The first collection of papers examines several interconnected issues: financial resilience, forced displacement, workforce training, and international labor mobility. Together, the papers explore how institutions can respond to economic and social pressures while supporting growth, stability, and opportunity.
Preventive Restructuring and Local Capacity
In the paper Importance of Tailored Preventive Restructuring Measures for Local Conditions and Job Preservation, the authors examine how insolvency systems can support firms facing financial distress before liquidity pressures deepen into broader solvency crises. The paper focuses on preventive restructuring mechanisms, which allow firms to restructure debt at earlier stages and with limited court involvement. The authors argue that legal reforms alone are often insufficient when judicial delays, procedural complexity, uneven digital infrastructure, or limited institutional capacity constrain implementation. The paper proposes three practical areas for reform: early warning tools that help identify distress sooner, technology systems that improve efficiency and transparency, and stronger stakeholder engagement throughout restructuring processes. The broader argument centers on institutional capacity and the importance of adapting insolvency reforms to local implementation conditions.
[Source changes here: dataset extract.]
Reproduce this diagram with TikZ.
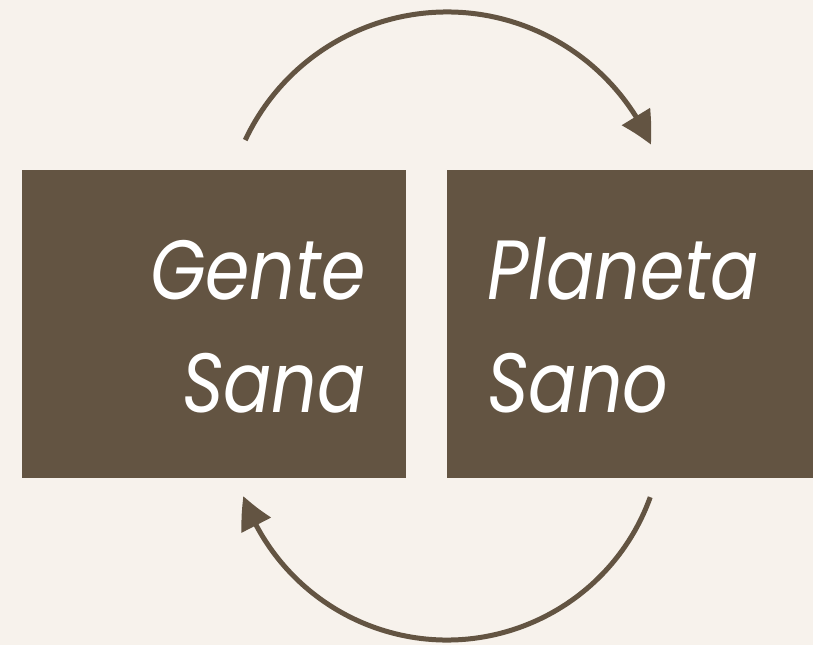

Forced Displacement and Economic Inclusion
In the paper Empowering Forcibly Displaced Populations and Their Hosts, the author examines how governments and institutions can support longer-term economic inclusion for displaced populations and host communities. Drawing on more than 250 experimental and quasi-experimental studies published between 2010 and 2024, the paper reviews policies related to self-reliance, labor market access, and inclusive social programs. It argues that access to livelihoods, documentation, and market participation can improve economic outcomes for displaced populations while also supporting host communities. The paper also examines how policy implementation varies across country contexts, particularly in economies with large informal sectors. Rather than advancing a single model, the paper emphasizes the importance of designing policies that reflect labor market realities, institutional conditions, and social dynamics within host countries.
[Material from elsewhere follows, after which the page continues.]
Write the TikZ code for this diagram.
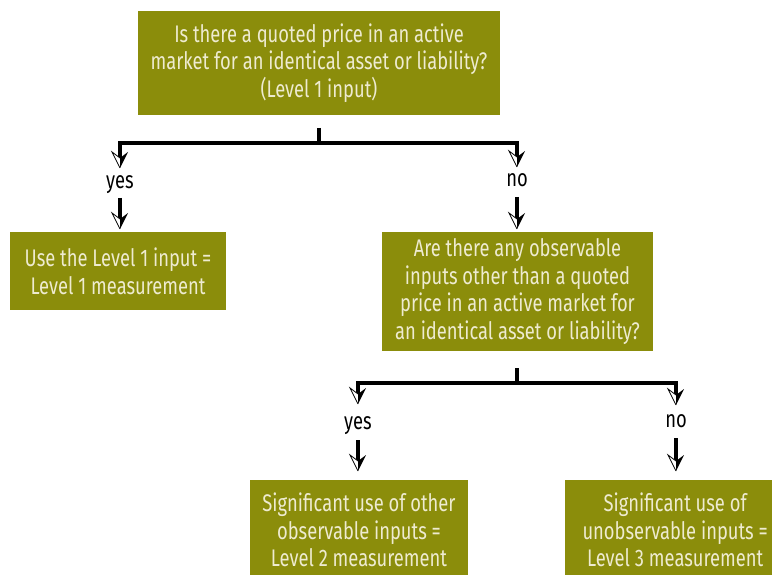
\documentclass[tikz,border=0pt]{standalone}
\usepackage{fontspec}
\setmainfont{Fira Sans}[FakeStretch=0.765]
\usetikzlibrary{decorations.markings}
\definecolor{boxolive}{RGB}{139,141,11}
\definecolor{boxtext}{RGB}{238,235,208}
\tikzset{
  box/.style={fill=boxolive, text=boxtext, align=center, inner sep=0pt,
    font=\fontsize{24}{27.7}\selectfont},
  lbl/.style={inner sep=0pt, anchor=base, font=\fontsize{24}{26}\selectfont},
  conn/.style={line width=3.5pt, line join=miter},
  harr/.style={postaction={decorate}, decoration={markings, mark=at position 1 with {
      \fill[white] (10pt,0pt) -- (-6pt,-8pt) -- (0pt,0pt) -- cycle;
      \fill[black] (10pt,0pt) -- (-6pt,8pt) -- (0pt,0pt) -- cycle;
      \draw[black, line width=0.8pt, line join=miter] (0pt,0pt) -- (-6pt,-8pt) -- (10pt,0pt);
    }}},
}
\begin{document}
\begin{tikzpicture}[x=1pt,y=1pt]
\useasboundingbox (0,0) rectangle (772,-575);
\begin{scope}
\clip (0,0) rectangle (772,-575);
% boxes
\node[box, minimum width=362pt, minimum height=104pt] (q1) at (319,-63)
  {Is there a quoted price in an active\\market for an identical asset or liability?\\(Level 1 input)};
\node[box, minimum width=216pt, minimum height=78pt] (l1) at (118,-271)
  {Use the Level 1 input =\\Level 1 measurement};
\node[box, minimum width=271pt, minimum height=119pt] (q2) at (517.5,-291.5)
  {Are there any observable\\inputs other than a quoted\\price in an active market for\\an identical asset or liability?};
\node[box, minimum width=218pt, minimum height=100pt] (l2) at (359,-530)
  {Significant use of other\\observable inputs =\\Level 2 measurement};
\node[box, minimum width=220pt, minimum height=100pt, anchor=west] (l3) at (565,-530)
  {Significant use of\\unobservable inputs =\\Level 3 measurement};
% labels
\node[lbl] (y1) at (120,-189) {yes};
\node[lbl] (n1) at (517,-187) {no};
\node[lbl] (y2) at (358,-429) {yes};
\node[lbl] (n2) at (676,-427) {no};
% coordinates
\coordinate (s1) at (319,-128);
\coordinate (j1) at (319,-143);
\coordinate (a1) at (120,-158);
\coordinate (a2) at (517,-157);
\coordinate (b1) at (120,-198);
\coordinate (b1e) at (120,-219);
\coordinate (b2) at (517,-197);
\coordinate (b2e) at (517,-219);
\coordinate (s2) at (517,-368);
\coordinate (j2) at (517,-383);
\coordinate (c1) at (358,-394);
\coordinate (c2) at (676,-395);
\coordinate (d1) at (358,-440);
\coordinate (d1e) at (358,-461);
\coordinate (d2) at (676,-438);
\coordinate (d2e) at (676,-461);
% connectors
\draw[conn] (s1) -- (j1);
\draw[conn, harr] (j1) -| (a1);
\draw[conn, harr] (j1) -| (a2);
\draw[conn, harr] (b1) -- (b1e);
\draw[conn, harr] (b2) -- (b2e);
\draw[conn] (s2) -- (j2);
\draw[conn, harr] (j2) -| (c1);
\draw[conn, harr] (j2) -| (c2);
\draw[conn, harr] (d1) -- (d1e);
\draw[conn, harr] (d2) -- (d2e);
\end{scope}
\end{tikzpicture}
\end{document}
Skills Training and Youth Employment
Training for Better Jobs: Building Skills, Engaging Firms and Scaling Effective Strategies examines how workforce training systems can respond more effectively to changing labor market needs. The paper reviews evidence from skills training programs across low- and middle-income countries and highlights several approaches associated with stronger employment outcomes. These include combining classroom instruction with practical work experience, strengthening collaboration between firms and training providers, and integrating soft skills into technical training programs. The paper also addresses questions of scale and implementation. Many workforce initiatives show promising results in smaller pilots yet face operational challenges when expanded across regions or national systems. By focusing on employer engagement and delivery mechanisms, the paper contributes to broader discussions about how training systems can remain responsive to labor market demand.
Global Skill Partnerships and Labor Mobility
The paper on Global Skill Partnerships examines how international worker mobility systems can respond to labor shortages, demographic pressures, and skills gaps across countries. Many higher-income countries are experiencing aging populations and rising demand for workers in sectors such as health care, construction, and technical services. At the same time, many lower-income countries are seeing rapid growth in youth populations alongside growing demand for jobs and training opportunities. The paper proposes three linked approaches: expanding legal migration pathways, investing in education and skills systems within origin countries, and building international partnerships that support training institutions and workforce development. The paper also examines how migration systems can be designed to support development gains for both origin and destination countries through coordinated investment and skills partnerships.